The Americans have stopped calling it Star Wars: even they realized that doing so made the idea look sillier than it is. Still, the proposed National Missile Defence System is a bad idea for so many reasons that Canada should unequivocally reject participating in it.
Defence Minister John McCallum announced at the end of May that Canada would enter into talks with the Americans. The government has already agreed to a Canadian role in “debris acceptance” — we will let the U.S. try to blow up missiles over our country and “accept” the rubble that will rain down on our heads in the unlikely event that they succeed.
McCallum stated that, “It is our responsibility to ensure any arrangement protects our national interests. This will be at the forefront of our discussions.”
McCallum’s boss, Prime Minister Jean Chretien (for the moment, at least) has overcome his previously-stated objections to the missile defence shield. Chretien stated, “It’s a different project that involves the protection of North American territory, and geographically it is necessary for us to participate in talks on this.”
Only the fact that shadow Prime Minister Paul Martin, and Canadian Alliance leader Stephen Harper, are calling for even more sucking up to the Americans keeps Chretien from looking like the biggest sycophant ever to occupy 24 Sussex Drive.

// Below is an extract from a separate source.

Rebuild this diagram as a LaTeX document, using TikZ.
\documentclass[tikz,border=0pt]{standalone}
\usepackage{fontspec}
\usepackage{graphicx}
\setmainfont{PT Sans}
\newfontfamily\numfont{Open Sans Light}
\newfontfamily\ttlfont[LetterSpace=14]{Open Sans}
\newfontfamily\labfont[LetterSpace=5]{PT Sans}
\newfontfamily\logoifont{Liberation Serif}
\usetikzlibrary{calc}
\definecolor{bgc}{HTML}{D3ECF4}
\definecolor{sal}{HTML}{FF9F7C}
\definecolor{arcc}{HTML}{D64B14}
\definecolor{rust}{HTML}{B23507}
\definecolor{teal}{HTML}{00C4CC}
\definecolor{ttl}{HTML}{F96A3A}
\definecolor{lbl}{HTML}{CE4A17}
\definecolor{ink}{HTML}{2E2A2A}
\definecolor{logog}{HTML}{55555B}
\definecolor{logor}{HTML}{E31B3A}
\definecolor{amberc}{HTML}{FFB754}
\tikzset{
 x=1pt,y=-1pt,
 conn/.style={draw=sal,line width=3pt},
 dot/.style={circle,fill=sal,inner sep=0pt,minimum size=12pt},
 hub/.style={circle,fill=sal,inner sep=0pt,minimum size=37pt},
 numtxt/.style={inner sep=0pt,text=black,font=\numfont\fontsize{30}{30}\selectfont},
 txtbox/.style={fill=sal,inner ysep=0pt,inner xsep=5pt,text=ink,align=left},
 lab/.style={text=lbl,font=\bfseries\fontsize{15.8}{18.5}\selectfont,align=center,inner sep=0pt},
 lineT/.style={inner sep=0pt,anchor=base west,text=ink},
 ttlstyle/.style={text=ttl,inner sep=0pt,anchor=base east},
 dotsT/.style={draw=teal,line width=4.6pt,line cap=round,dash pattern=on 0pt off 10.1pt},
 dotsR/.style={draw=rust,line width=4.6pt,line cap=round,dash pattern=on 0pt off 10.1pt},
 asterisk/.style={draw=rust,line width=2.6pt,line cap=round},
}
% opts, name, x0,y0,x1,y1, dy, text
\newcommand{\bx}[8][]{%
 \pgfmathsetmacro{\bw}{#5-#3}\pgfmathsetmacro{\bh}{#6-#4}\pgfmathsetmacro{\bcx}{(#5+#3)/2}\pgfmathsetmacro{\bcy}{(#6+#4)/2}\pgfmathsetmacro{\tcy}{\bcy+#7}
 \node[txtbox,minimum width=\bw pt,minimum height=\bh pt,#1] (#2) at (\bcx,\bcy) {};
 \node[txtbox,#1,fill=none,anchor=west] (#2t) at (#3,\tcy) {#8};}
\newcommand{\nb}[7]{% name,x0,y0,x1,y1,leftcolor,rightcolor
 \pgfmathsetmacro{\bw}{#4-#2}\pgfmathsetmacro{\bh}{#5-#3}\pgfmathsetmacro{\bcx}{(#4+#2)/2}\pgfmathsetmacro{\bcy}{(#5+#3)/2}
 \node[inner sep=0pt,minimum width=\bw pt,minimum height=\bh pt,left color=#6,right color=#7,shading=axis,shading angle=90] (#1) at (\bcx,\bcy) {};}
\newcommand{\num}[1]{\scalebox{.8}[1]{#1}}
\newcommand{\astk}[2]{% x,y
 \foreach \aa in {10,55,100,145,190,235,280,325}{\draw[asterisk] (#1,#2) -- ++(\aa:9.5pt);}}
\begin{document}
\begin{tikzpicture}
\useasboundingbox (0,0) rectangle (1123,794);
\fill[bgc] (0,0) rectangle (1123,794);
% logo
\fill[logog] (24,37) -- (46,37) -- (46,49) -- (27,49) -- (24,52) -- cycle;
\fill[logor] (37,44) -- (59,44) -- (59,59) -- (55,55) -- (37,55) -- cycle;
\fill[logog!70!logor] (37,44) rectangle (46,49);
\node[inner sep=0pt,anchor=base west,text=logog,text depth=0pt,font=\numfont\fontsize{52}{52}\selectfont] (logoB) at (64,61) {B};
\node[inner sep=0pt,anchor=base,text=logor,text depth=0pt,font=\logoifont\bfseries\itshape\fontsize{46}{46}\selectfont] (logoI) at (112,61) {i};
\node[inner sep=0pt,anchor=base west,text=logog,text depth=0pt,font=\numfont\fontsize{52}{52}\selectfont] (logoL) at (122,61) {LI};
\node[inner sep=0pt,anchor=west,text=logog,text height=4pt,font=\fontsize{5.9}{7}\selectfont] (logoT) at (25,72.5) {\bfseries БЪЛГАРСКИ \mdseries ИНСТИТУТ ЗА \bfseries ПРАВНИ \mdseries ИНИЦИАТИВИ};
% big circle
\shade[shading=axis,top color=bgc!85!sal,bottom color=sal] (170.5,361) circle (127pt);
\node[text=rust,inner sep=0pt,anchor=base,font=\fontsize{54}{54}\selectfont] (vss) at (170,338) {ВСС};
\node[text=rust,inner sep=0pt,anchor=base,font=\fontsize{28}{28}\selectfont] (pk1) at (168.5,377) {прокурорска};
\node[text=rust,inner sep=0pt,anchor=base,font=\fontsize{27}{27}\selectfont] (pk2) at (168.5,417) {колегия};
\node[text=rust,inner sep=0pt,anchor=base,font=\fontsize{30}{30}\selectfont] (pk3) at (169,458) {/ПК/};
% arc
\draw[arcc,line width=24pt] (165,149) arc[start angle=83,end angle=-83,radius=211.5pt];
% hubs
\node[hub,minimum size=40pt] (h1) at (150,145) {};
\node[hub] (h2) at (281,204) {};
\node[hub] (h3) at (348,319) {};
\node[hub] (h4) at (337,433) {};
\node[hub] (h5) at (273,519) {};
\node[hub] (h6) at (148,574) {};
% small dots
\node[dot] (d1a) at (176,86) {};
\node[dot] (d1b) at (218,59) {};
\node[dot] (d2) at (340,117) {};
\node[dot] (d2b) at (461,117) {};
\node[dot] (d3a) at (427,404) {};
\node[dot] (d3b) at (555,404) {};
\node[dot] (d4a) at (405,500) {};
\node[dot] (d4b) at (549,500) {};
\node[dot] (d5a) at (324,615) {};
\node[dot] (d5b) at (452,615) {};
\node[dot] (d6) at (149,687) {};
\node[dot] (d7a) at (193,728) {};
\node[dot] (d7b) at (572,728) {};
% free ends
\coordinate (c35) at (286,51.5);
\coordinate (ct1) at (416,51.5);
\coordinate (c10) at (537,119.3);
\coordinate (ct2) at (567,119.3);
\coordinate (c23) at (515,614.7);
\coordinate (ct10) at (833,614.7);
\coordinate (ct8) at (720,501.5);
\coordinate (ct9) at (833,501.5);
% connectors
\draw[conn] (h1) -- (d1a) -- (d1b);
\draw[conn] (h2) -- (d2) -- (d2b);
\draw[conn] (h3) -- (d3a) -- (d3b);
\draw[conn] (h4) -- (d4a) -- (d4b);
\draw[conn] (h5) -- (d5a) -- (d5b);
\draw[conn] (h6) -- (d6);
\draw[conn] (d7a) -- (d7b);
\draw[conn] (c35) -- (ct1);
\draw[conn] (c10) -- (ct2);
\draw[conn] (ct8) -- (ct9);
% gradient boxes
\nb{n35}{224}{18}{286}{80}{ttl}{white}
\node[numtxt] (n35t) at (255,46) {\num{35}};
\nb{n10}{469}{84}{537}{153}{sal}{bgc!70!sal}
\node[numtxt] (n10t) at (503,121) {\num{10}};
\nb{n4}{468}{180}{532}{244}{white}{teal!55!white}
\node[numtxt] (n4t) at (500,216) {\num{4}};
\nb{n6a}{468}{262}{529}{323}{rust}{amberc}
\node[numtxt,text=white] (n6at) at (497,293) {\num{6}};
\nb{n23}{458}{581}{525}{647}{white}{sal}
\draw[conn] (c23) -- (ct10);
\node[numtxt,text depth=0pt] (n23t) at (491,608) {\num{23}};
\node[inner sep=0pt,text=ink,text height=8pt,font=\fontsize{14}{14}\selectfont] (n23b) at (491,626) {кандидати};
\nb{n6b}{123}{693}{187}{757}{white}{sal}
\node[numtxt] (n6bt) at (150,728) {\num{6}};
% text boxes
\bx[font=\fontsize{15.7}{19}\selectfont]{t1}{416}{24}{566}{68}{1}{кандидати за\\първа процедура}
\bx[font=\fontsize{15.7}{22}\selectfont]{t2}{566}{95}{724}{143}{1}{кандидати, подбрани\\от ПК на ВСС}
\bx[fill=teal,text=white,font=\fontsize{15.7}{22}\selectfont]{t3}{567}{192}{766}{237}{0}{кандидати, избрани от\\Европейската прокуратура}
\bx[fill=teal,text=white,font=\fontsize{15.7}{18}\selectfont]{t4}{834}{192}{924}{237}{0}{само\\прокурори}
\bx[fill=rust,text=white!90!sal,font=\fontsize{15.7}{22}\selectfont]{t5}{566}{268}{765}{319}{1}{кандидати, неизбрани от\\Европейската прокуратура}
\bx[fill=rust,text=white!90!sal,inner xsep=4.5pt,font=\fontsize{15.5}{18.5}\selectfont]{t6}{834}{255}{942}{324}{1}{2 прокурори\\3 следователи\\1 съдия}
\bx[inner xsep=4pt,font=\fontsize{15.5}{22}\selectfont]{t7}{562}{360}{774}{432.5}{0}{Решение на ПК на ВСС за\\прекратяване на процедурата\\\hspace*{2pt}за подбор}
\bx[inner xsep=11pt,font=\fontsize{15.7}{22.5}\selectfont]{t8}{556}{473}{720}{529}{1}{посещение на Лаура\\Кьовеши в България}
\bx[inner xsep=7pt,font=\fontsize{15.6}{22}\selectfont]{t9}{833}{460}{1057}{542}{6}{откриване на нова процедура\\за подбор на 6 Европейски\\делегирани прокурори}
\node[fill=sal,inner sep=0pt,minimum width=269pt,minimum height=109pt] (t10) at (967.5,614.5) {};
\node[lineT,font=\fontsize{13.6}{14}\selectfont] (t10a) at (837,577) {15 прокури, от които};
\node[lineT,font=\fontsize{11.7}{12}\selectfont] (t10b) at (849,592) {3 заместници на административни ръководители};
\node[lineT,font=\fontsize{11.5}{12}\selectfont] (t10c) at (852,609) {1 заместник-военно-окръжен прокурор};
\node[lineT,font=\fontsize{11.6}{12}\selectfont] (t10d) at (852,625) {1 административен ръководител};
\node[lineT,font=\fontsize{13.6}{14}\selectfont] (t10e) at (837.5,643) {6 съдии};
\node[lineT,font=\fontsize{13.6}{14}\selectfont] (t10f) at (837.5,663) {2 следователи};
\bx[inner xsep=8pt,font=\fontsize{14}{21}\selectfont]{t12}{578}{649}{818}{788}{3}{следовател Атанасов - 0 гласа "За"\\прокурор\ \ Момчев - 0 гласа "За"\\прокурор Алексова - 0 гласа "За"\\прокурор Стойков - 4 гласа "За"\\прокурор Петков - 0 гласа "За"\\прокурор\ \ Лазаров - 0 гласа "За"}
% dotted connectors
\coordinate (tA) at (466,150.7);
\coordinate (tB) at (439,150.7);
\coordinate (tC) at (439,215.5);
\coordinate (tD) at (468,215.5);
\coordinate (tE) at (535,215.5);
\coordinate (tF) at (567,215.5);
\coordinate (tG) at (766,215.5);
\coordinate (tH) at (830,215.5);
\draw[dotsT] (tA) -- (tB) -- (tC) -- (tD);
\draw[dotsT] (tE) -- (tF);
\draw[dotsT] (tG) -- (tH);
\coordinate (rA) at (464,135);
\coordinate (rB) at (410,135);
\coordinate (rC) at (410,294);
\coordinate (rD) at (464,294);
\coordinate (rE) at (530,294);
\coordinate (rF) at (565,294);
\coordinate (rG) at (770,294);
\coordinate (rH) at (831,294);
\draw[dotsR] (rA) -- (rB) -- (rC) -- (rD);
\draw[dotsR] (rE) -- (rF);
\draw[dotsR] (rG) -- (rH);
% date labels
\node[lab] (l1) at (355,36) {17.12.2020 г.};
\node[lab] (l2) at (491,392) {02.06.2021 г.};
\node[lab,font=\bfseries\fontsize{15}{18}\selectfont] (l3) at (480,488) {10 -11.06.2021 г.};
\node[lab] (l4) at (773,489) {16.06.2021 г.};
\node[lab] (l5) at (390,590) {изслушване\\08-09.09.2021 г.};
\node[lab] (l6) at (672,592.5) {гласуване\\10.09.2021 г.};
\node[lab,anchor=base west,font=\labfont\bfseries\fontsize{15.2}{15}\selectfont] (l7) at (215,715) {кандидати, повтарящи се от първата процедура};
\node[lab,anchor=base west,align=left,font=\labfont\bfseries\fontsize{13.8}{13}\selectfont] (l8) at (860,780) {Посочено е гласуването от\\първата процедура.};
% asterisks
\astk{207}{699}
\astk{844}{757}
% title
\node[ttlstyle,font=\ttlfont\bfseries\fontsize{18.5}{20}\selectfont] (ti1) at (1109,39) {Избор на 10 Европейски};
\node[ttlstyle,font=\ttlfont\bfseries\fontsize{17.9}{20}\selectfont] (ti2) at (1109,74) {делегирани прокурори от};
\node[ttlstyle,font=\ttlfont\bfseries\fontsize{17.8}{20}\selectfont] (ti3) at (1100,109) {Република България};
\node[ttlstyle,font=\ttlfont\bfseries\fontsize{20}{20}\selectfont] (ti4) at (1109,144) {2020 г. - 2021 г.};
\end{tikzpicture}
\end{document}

Harper actually went so far as to suggest that, “Canada is slowly getting shoved outside its own air defence. We are slowly becoming marginal players in NORAD. That process will continue unless we work hand in glove with our partners in NORAD, the United States.”

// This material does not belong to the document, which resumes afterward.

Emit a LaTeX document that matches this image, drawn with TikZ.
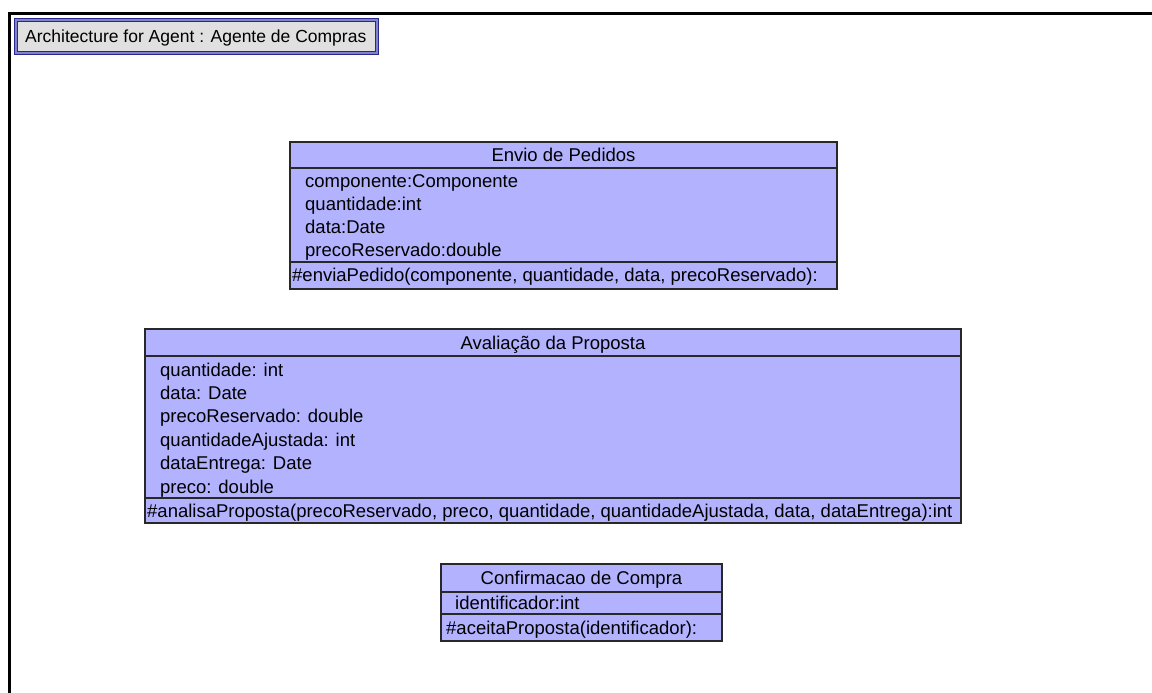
\documentclass[tikz,border=0pt]{standalone}
\usepackage{fontspec}
\setmainfont{Liberation Sans}
\newcommand{\umlsize}{\fontsize{18.5pt}{22pt}\selectfont}
\newcommand{\titlesize}{\fontsize{17.5pt}{21pt}\selectfont}
\definecolor{umlfill}{RGB}{178,178,255}
\definecolor{umlborder}{RGB}{40,40,40}
\definecolor{navyline}{RGB}{40,40,140}
\definecolor{navymid}{RGB}{130,130,200}
\definecolor{titlefill}{RGB}{224,224,224}
\tikzset{
  lbl/.style={inner sep=0pt, font=\umlsize, anchor=base west},
  titlelbl/.style={inner sep=0pt, font=\titlesize, anchor=base west},
  hdr/.style={inner sep=0pt, font=\umlsize, anchor=base},
  umlbox/.style={fill=umlfill, draw=umlborder, line width=2pt},
  umlsep/.style={draw=umlborder, line width=1.5pt},
}
\begin{document}
\begin{tikzpicture}[x=1pt,y=-1pt]
\useasboundingbox (0,0) rectangle (1152,693);
\fill[white] (0,0) rectangle (1152,693);
% frame
\draw[line width=3pt] (9.5,693) -- (9.5,14) -- (1152,14);
% title box
\filldraw[fill=navymid, draw=navyline, line width=1pt] (14.5,18.5) rectangle (378.5,54.5);
\filldraw[fill=titlefill, draw=navyline, line width=1pt] (17.5,21.5) rectangle (375.5,51.5);
\node[titlelbl] (title) at (25,43) {Architecture for Agent : Agente de Compras};

% Envio de Pedidos
\draw[umlbox] (290,142) rectangle (837,289);
\draw[umlsep] (290,168) -- (837,168);
\draw[umlsep] (290,262) -- (837,262);
\node[hdr] (envH) at (563.5,161) {Envio de Pedidos};
\node[lbl] (envA1) at (305,187) {componente:Componente};
\node[lbl] (envA2) at (305,210) {quantidade:int};
\node[lbl] (envA3) at (305,233) {data:Date};
\node[lbl] (envA4) at (305,256) {precoReservado:double};
\node[lbl] (envM1) at (292,281) {\#enviaPedido(componente, quantidade, data, precoReservado):};

% Avaliacao da Proposta
\draw[umlbox] (145,329) rectangle (961,523);
\draw[umlsep] (145,356) -- (961,356);
\draw[umlsep] (145,498) -- (961,498);
\node[hdr] (avaH) at (553,349) {Avaliação da Proposta};
\node[lbl] (avaA1) at (160,376) {quantidade: int};
\node[lbl] (avaA2) at (160,399) {data: Date};
\node[lbl] (avaA3) at (160,422) {precoReservado: double};
\node[lbl] (avaA4) at (160,446) {quantidadeAjustada: int};
\node[lbl] (avaA5) at (160,469) {dataEntrega: Date};
\node[lbl] (avaA6) at (160,493) {preco: double};
\node[lbl] (avaM1) at (147,517) {\#analisaProposta(precoReservado, preco, quantidade, quantidadeAjustada, data, dataEntrega):int};

% Confirmacao de Compra
\draw[umlbox] (441,564) rectangle (722,641);
\draw[umlsep] (441,592) -- (722,592);
\draw[umlsep] (441,614) -- (722,614);
\node[hdr] (conH) at (581.5,584) {Confirmacao de Compra};
\node[lbl] (conA1) at (455,609) {identificador:int};
\node[lbl] (conM1) at (446,634) {\#aceitaProposta(identificador):};
\end{tikzpicture}
\end{document}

McCallum argued that, “If we are not inside the tent, our ability to influence the American decision” is limited, he argued. What nonsense! The Americans aren’t interested in having their decision influenced; they want countries to agree with whatever they decide to do. As backbench Liberal MP Sarkis Assadourian notes, “They’re going to go ahead anyway.”

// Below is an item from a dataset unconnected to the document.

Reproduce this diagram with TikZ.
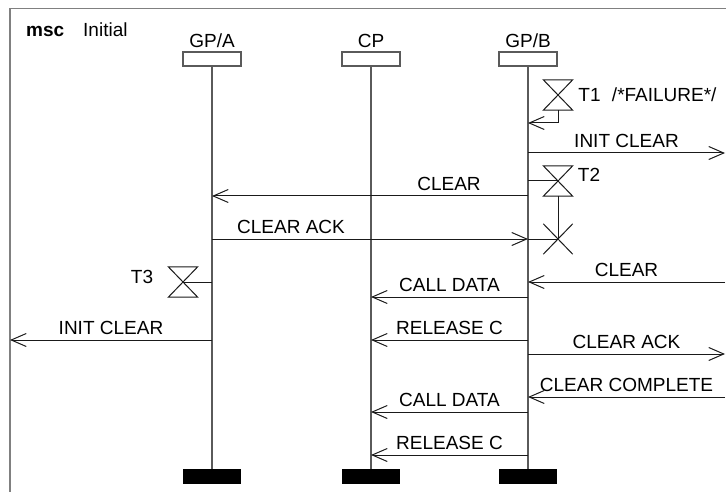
\documentclass[tikz,border=0pt]{standalone}
\usepackage{fontspec}
\setmainfont{Liberation Sans}
\usetikzlibrary{arrows.meta,positioning}
\definecolor{life}{HTML}{5A5A5A}
\definecolor{framecol}{HTML}{808080}
\definecolor{ink}{HTML}{1A1A1A}

\begin{document}
\begin{tikzpicture}[
  x=1pt, y=-1pt,
  font=\fontsize{19}{22}\selectfont,
  head/.style={draw=life, line width=1.2pt, minimum width=58pt, minimum height=14pt, inner sep=0pt},
  tail/.style={fill=black, minimum width=58pt, minimum height=15pt, inner sep=0pt},
  life/.style={draw=life, line width=1.3pt},
  msg/.style={draw=ink, line width=1pt, -{Straight Barb[length=15pt,width=13pt]}},
  lbl/.style={inner sep=0pt, anchor=base, yshift=5.5pt},
  timer/.style={minimum width=29pt, minimum height=30pt, inner sep=0pt},
  tmr/.style={draw=ink, line width=1pt},
]
\useasboundingbox (0,0) rectangle (726,492);
\draw[framecol, line width=1.5pt] (726,8.5) -| (10,492);
\node[anchor=base west, inner sep=0pt] (title) at (26,37) {\textbf{msc}};
\node[anchor=base west, inner sep=0pt] (name) at (83,37) {Initial};
\coordinate (envL) at (10,0);
\coordinate (envR) at (725,0);
% instances
\foreach \n/\x/\t in {ga/212/{GP/A}, cp/371/{CP}, gb/528/{GP/B}} {
  \node[head] (\n) at (\x,59) {};
  \node[anchor=base, inner sep=0pt] (l\n) at ([yshift=4pt]\n.north) {\t};
  \node[tail] (e\n) at (\x,476.5) {};
  \draw[life] (\n.south) -- (e\n.north);
}
% timers
\node[timer] (t1) at (558,95) {};
\node[timer] (t2) at (558,181) {};
\node[timer] (t3) at (183,282) {};
\node[timer] (x2) at (558,239) {};
\foreach \t in {t1,t2,t3}
  \draw[tmr] (\t.north west) -- (\t.north east) -- (\t.south west) -- (\t.south east) -- cycle;
\draw[tmr] (x2.north west) -- (x2.south east) (x2.north east) -- (x2.south west);
\node[inner sep=0pt, right=5.5pt of t1] (t1l) {T1\hspace{0.6em}/*FAILURE*/};
\node[inner sep=0pt, right=5pt of t2, yshift=6pt] (t2l) {T2};
\node[inner sep=0pt, left=15pt of t3, yshift=5.5pt] (t3l) {T3};
\draw[msg] (t1.south) |- (gb |- 0,123);
\draw[tmr] (gb |- t2) -- (t2.center);
\draw[tmr] (t2.south) -- (x2.center);
\draw[tmr] (gb |- x2) -- (x2.center);
\draw[tmr] (t3.center) -- (ga |- t3);
% messages
\foreach \a/\b/\y/\p/\m in {
  gb/envR/153/0.5/INIT CLEAR,
  gb/ga/196/0.25/CLEAR,
  ga/gb/239/0.25/CLEAR ACK,
  envR/gb/282/0.5/CLEAR,
  gb/cp/297/0.5/CALL DATA,
  ga/envL/340/0.5/INIT CLEAR,
  gb/cp/340/0.5/RELEASE C,
  gb/envR/354/0.5/CLEAR ACK,
  envR/gb/397/0.5/CLEAR COMPLETE,
  gb/cp/412/0.5/CALL DATA,
  gb/cp/455/0.5/RELEASE C}
  \draw[msg] (\a |- 0,\y) -- node[lbl, pos=\p] {\m} (\b |- 0,\y);
\end{tikzpicture}
\end{document}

One of McCallum’s stated objectives is to stop the weaponization of space, but he admits that he is “unclear” about the American position on the issue. According to the website of the U.S. Air Force Space Command, the decision to based weapons in space has already been made:
“For global power, space capabilities can augment other forces to provide tailored effects, including directed energy projection for force application, against terrestrial and space-based targets. The far-term will focus more on offensive capabilities as our space forces move beyond being primarily force multipliers to also being direct force providers. We will provide multiple options to the JFC [Joint Forces Commander] and the NCA [National Command Authority] to deploy precision strike weapon systems with global range able to inflict tailored effects against terrestrial targets from and through space in a matter of minutes or seconds.”
NDP Leader Jack Layton criticizes the fact that “they try to claim this is not Star Wars. This is the first step. It’s a trillion-dollar step that we’re embarking on here.” He adds that, “the Bush Administration has a vision for world security based on weaponry and unilateral, often pre-emptive, strikes. I do not believe that vision is shared by Canadians who have consistently supported multilateral approaches to foreign policy — from Kyoto to the landmines treaty to the international criminal court.”
Outside of George Lucas’ computer generated special effects, Star Wars does not even work. Anti-missile missile tests have missed their target by over one hundred miles. Further tests have been cancelled. As well, when terrorists armed with box cutters can hijack planes and fly them into buildings, even a missile defence system that works would be useless in defending against “rogue states.”
What Star Wars will be very good for is channelling vast amounts of resources — the current estimate being US$230 billion — away from necessary government programs and putting it in the hands of the arms dealers that fund both the Republican and Democratic parties.
Star Wars will violate the Anti-Ballistic Missile Treaty, a key element of arms control, so the U.S. simply pulled out of the treaty. Jean Chretien once described the ABM Treaty as “the cornerstone of strategic stability, ” but the federal government is now willing to go along with scrapping its provisions.
“What kind of a world order do the Liberals support when they want to join a system that would not be able to be developed if arms control treaties were obeyed?” Layton asked. “Canada should be a voice for arms control, not a supporter of a system that threatens to spark new arms development. Star Wars can only destabilize.”